Retype nothing except the lines below from the one with "Rebuild this chart" through the one with "const TICKC = '#4d4d4d';", exactly, with images left out.
• • • • • • •
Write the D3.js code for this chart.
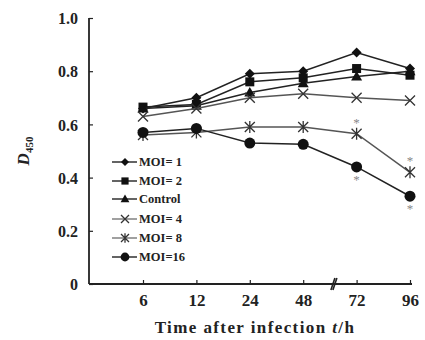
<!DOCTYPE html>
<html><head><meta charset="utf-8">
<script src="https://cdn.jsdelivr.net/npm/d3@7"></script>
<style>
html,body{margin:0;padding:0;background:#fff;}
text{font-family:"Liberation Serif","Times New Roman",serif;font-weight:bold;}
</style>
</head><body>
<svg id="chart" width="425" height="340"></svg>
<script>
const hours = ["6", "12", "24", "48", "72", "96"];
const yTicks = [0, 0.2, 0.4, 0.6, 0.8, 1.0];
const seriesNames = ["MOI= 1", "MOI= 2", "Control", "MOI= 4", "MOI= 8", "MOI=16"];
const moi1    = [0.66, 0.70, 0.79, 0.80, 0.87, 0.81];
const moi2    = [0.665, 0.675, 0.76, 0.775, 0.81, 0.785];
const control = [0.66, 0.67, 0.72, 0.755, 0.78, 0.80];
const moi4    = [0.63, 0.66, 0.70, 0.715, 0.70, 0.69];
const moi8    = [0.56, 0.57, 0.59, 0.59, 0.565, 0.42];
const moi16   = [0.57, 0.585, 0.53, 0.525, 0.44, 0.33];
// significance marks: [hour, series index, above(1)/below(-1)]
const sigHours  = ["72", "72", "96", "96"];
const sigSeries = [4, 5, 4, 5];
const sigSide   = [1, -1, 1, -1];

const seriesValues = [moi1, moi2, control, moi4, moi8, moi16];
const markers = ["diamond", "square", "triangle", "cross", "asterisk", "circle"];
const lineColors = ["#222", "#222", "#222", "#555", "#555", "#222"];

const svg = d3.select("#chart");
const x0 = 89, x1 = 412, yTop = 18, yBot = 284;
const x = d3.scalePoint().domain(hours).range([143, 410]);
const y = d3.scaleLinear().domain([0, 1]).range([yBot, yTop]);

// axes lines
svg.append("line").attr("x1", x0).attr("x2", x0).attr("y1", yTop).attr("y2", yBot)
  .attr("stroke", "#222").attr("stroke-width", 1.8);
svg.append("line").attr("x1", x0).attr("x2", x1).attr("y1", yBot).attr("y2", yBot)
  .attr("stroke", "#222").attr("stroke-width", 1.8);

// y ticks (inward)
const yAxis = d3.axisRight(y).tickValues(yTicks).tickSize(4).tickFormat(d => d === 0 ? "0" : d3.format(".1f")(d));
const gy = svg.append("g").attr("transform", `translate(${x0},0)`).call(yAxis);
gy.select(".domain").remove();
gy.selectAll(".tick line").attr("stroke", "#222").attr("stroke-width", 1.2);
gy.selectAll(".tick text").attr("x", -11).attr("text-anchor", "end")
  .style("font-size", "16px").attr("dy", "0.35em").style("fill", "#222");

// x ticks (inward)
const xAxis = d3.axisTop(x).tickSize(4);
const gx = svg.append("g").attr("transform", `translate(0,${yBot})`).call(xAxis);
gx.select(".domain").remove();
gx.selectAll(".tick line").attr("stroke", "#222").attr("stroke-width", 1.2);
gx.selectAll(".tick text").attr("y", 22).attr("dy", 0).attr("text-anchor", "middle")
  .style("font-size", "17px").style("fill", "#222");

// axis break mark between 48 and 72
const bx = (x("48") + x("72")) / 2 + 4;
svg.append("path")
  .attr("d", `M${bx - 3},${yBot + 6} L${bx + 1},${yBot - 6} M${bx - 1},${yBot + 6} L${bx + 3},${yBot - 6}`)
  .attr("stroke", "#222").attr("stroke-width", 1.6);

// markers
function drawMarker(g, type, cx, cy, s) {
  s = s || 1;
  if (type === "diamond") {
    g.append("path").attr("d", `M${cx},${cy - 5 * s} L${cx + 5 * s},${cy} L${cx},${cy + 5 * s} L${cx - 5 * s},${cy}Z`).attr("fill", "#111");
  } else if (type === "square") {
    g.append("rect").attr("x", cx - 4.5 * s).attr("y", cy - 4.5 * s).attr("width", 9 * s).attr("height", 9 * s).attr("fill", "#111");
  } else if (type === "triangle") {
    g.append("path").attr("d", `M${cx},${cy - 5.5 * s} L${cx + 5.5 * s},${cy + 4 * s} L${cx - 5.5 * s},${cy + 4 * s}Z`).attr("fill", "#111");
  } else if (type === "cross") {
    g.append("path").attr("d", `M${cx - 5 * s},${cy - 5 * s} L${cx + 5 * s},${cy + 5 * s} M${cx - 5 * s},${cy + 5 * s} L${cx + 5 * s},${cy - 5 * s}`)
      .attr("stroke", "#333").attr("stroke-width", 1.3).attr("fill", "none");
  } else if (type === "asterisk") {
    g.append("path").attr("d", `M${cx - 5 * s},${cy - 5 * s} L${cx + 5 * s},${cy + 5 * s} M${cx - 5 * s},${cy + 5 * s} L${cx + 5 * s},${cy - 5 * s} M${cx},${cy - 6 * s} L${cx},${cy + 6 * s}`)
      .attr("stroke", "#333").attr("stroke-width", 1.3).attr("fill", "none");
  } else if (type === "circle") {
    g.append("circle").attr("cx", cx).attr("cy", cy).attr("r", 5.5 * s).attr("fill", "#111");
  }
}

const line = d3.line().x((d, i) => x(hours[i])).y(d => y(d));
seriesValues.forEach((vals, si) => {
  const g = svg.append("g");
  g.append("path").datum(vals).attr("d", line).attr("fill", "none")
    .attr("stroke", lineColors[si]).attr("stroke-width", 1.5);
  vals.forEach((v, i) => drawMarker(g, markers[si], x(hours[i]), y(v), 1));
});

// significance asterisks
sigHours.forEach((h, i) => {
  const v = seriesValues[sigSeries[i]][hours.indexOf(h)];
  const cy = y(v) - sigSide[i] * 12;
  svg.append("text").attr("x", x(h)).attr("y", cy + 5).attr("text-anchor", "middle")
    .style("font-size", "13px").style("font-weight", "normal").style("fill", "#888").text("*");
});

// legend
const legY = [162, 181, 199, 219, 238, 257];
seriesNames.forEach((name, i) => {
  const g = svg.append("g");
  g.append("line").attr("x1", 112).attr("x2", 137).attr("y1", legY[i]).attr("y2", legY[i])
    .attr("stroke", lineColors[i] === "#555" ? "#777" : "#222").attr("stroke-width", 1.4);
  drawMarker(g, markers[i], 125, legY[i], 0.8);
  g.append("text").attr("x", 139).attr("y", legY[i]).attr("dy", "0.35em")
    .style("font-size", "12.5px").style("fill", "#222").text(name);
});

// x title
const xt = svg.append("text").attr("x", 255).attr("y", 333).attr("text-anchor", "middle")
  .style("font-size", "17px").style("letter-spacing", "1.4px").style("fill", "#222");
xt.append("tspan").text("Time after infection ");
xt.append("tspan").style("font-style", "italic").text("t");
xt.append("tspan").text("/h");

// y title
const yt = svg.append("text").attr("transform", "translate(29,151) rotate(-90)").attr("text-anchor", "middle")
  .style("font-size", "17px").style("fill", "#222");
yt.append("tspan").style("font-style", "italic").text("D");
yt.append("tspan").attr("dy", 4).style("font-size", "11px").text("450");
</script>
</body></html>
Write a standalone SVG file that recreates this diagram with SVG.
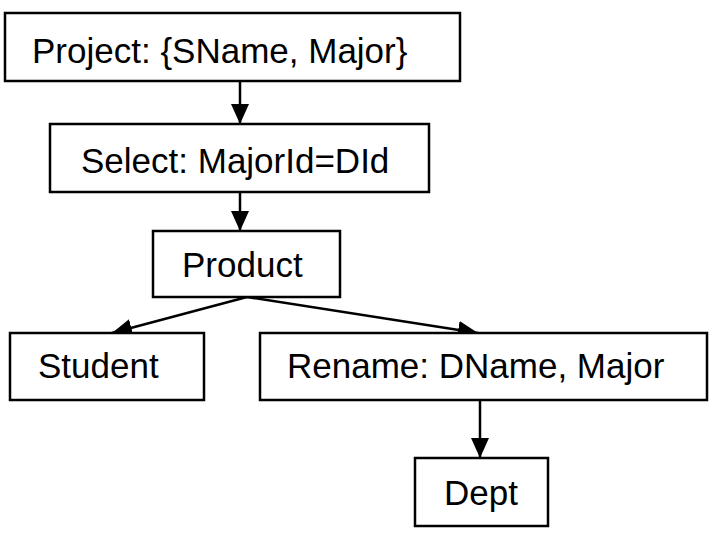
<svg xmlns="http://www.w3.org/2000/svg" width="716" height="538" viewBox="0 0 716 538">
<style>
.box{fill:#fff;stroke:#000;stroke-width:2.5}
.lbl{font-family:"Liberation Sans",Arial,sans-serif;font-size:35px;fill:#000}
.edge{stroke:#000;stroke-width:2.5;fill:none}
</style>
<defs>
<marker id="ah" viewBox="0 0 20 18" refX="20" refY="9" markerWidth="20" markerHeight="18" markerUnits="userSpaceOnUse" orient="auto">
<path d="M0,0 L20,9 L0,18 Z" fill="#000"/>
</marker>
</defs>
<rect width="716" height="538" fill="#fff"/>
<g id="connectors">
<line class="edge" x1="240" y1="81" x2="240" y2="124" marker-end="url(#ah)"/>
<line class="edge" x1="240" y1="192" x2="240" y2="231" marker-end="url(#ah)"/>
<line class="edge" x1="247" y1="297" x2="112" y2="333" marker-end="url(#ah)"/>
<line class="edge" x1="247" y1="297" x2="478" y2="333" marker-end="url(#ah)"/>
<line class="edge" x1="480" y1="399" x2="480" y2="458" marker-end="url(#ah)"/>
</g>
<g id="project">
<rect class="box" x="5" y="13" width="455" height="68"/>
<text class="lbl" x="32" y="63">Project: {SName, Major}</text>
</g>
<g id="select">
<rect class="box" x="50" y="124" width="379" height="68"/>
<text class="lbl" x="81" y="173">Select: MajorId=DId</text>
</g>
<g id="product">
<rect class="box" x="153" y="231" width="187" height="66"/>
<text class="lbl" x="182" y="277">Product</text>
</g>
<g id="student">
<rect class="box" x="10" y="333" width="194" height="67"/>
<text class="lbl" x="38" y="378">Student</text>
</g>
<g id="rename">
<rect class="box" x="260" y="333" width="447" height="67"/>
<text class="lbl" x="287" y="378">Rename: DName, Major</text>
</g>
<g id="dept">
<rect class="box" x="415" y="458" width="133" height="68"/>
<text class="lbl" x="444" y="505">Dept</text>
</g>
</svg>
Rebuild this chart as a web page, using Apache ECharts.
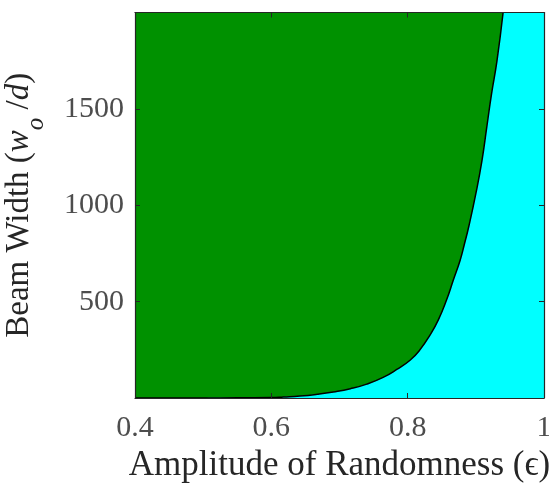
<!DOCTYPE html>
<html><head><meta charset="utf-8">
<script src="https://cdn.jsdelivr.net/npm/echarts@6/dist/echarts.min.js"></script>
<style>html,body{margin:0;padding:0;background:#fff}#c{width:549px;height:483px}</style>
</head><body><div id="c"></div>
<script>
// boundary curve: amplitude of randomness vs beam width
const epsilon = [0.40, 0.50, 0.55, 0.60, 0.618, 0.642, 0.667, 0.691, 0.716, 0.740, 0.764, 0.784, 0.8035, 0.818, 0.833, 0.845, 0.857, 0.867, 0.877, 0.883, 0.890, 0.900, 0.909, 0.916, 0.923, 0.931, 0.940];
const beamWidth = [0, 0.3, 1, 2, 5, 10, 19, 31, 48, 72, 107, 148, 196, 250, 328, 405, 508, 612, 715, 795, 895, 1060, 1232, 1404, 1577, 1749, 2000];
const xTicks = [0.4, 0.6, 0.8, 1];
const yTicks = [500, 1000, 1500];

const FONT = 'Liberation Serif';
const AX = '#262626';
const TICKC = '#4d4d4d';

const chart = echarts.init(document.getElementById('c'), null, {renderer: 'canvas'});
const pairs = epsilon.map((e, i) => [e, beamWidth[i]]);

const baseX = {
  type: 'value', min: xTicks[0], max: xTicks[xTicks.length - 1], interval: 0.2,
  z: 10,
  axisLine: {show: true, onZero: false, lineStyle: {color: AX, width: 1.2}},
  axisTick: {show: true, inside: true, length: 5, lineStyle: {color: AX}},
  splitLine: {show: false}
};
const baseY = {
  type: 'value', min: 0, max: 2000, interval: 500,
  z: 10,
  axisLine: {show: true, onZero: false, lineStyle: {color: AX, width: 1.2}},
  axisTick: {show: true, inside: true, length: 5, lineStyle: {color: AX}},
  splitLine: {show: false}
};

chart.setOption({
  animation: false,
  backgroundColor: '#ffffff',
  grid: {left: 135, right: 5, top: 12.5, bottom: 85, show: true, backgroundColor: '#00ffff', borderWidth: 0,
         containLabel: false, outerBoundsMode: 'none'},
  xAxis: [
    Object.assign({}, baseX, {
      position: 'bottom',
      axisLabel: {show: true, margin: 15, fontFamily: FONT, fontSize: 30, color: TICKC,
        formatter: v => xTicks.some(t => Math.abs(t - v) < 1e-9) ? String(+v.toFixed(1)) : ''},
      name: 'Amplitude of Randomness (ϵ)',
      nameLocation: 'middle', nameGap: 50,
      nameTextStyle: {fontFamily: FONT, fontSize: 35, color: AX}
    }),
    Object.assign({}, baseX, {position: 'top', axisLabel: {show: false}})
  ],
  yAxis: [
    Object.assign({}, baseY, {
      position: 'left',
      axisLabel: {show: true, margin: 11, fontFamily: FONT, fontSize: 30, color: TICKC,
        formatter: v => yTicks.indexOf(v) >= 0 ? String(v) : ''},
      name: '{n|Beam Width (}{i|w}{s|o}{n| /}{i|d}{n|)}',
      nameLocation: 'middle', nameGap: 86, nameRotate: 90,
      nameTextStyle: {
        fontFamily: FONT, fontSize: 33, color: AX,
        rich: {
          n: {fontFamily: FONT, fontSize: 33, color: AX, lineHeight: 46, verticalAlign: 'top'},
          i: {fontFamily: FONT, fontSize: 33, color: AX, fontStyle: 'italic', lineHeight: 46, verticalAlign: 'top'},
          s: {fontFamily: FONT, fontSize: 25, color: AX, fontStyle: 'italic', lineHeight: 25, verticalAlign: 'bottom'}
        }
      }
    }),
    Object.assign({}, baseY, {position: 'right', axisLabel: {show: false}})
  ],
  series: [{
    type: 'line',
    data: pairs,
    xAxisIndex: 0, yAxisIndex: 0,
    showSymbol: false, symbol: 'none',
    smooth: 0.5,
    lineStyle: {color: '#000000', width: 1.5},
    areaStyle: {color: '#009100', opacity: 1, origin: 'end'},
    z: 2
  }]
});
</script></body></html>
• • • • • • •
Task result:
Rebuild this chart as a web page, using Apache ECharts.
<!DOCTYPE html>
<html><head><meta charset="utf-8">
<script src="https://cdn.jsdelivr.net/npm/echarts@6/dist/echarts.min.js"></script>
<style>html,body{margin:0;padding:0;background:#fff}#c{width:549px;height:483px}</style>
</head><body><div id="c"></div>
<script>
// boundary curve: amplitude of randomness vs beam width
const epsilon = [0.40, 0.50, 0.55, 0.60, 0.618, 0.642, 0.667, 0.691, 0.716, 0.740, 0.764, 0.784, 0.8035, 0.818, 0.833, 0.845, 0.857, 0.867, 0.877, 0.883, 0.890, 0.900, 0.909, 0.916, 0.923, 0.931, 0.940];
const beamWidth = [0, 0.3, 1, 2, 5, 10, 19, 31, 48, 72, 107, 148, 196, 250, 328, 405, 508, 612, 715, 795, 895, 1060, 1232, 1404, 1577, 1749, 2000];
const xTicks = [0.4, 0.6, 0.8, 1];
const yTicks = [500, 1000, 1500];

const FONT = 'Liberation Serif';
const AX = '#262626';
const TICKC = '#4d4d4d';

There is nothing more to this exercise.